Investigation finds water problems in Bolsover '˜caused by a digger'
An investigation into why homes in Bolsover were left with discoloured water has found it was caused by a local contractor with a digger.
Residents on the Oxcroft Estate were left with discoloured water in their homes for up to a week earlier this month and had to buy in bottled water.
Claims were made by residents that it had been caused by seismic surveys being carried out in the area by chemical firm Ineos.
But Severn Trent Water said it believed the discolouration had been caused by a burst water pipe.

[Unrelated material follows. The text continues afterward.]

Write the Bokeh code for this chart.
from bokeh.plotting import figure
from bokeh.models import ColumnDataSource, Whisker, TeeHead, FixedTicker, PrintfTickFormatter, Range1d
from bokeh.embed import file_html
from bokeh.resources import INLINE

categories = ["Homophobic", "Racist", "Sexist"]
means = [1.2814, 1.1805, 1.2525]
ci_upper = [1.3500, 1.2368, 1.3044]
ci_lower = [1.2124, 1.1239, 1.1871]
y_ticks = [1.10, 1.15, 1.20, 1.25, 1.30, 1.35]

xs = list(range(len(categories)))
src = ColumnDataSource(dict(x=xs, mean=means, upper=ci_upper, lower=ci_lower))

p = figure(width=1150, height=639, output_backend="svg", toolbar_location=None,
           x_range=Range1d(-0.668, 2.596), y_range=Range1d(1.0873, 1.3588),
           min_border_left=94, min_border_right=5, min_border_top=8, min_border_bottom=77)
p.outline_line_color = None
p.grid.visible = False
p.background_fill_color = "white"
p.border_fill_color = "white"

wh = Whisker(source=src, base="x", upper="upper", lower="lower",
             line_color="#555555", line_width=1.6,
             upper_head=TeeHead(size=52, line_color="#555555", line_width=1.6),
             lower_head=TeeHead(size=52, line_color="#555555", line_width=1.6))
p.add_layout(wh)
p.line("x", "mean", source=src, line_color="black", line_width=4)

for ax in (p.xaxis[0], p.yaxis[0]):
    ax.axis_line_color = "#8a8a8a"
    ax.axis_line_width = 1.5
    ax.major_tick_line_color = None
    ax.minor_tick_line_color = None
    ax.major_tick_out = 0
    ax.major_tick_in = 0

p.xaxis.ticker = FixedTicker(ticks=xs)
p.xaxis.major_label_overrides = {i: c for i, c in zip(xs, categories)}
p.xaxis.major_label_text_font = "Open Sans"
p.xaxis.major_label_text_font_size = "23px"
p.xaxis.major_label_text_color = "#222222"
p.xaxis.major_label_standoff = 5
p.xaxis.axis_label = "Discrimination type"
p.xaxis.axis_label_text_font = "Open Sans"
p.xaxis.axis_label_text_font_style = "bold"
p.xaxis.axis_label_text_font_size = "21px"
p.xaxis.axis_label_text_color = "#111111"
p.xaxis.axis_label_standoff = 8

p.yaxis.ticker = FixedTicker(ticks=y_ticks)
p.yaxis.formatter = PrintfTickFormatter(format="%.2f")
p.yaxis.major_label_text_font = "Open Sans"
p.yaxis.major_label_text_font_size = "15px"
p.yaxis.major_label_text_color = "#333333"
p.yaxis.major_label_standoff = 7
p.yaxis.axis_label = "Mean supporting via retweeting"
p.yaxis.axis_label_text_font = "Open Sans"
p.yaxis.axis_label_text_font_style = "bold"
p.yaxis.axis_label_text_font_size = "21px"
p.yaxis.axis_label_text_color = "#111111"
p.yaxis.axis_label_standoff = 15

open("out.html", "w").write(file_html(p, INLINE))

The water company told Bolsover District Council that there was no evidence to suggest that damage was caused to pipes – or that the surveys played a part in the discolouration.
A spokesman for Ineos said the work it had been carrying out was over three kilometres away from the reported leak and insisted it was not linked to its activities.
And today a spokesman for Ineos said: “Ineos Shale has been made aware that Severn Trent has finished its investigation into the recently reported water leak in Bolsover.
“It concluded the damage was caused by a local contractor, not related to Ineos, who burst a pipe with a digger, equipment that the Ineos survey team does not use.”
A spokesman for Severn Trent said the digger went through a private water pipe in the middle of a field.
“That drew the water through our network more quickly than normal and stirred up the sediment for a short period of time,” the spokesman added.
At this week’s Prime Minister’s Questions Bolsover MP Dennis Skinner asked Theresa May if she was aware that Ineos had been accused of creating a ‘massive deterioration in the water supply’ on the Oxcroft Estate. Mr Skinner also called on the Prime Minister to ask Ineos to halt work while an investigation was carried out.
The Prime Minister responded by saying she was sure it would be ‘properly looked into’.
In response to Mr Skinner’s question, a spokesman for Ineos said: “Mr Skinner is often wide of the mark. Ineos was working more than three kilometres away from the leak. There is absolutely no evidence that the leak is in anyway linked to our work.”